### Task instructions
Return, without pictures, the lines from the start of the data through the one that contains "linewidth=2.2, hatch='......', zorder=3)".
[start Data]
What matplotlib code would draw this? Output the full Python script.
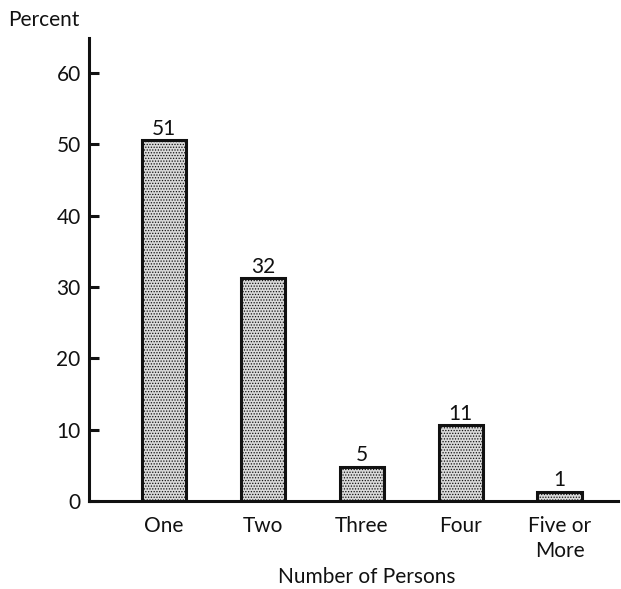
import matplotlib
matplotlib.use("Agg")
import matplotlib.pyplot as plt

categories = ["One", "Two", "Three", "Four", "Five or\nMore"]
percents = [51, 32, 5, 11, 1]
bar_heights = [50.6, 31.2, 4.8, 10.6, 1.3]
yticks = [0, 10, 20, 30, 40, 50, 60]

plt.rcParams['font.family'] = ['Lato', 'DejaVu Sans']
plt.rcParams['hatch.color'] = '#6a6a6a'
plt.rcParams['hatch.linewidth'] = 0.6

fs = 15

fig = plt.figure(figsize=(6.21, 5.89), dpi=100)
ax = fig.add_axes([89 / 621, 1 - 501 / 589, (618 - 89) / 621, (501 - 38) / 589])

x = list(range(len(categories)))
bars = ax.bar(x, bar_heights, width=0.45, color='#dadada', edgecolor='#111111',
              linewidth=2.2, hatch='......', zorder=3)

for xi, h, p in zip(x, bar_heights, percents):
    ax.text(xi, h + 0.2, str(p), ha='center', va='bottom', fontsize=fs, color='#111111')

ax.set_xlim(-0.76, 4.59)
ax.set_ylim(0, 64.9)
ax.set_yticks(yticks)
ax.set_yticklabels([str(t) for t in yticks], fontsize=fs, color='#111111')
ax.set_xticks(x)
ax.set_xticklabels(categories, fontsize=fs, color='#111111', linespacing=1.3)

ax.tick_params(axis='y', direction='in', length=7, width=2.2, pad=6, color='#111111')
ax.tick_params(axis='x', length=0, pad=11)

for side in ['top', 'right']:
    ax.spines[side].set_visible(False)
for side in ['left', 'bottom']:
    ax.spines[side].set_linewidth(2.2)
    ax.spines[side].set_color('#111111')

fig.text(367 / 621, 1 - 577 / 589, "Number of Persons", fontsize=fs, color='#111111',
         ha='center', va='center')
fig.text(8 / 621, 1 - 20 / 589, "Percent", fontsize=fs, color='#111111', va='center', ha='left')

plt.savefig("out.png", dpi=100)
[end Data]
### Result of the exercise
What matplotlib code would draw this? Output the full Python script.
import matplotlib
matplotlib.use("Agg")
import matplotlib.pyplot as plt

categories = ["One", "Two", "Three", "Four", "Five or\nMore"]
percents = [51, 32, 5, 11, 1]
bar_heights = [50.6, 31.2, 4.8, 10.6, 1.3]
yticks = [0, 10, 20, 30, 40, 50, 60]

plt.rcParams['font.family'] = ['Lato', 'DejaVu Sans']
plt.rcParams['hatch.color'] = '#6a6a6a'
plt.rcParams['hatch.linewidth'] = 0.6

fs = 15

fig = plt.figure(figsize=(6.21, 5.89), dpi=100)
ax = fig.add_axes([89 / 621, 1 - 501 / 589, (618 - 89) / 621, (501 - 38) / 589])

x = list(range(len(categories)))
bars = ax.bar(x, bar_heights, width=0.45, color='#dadada', edgecolor='#111111',
              linewidth=2.2, hatch='......', zorder=3)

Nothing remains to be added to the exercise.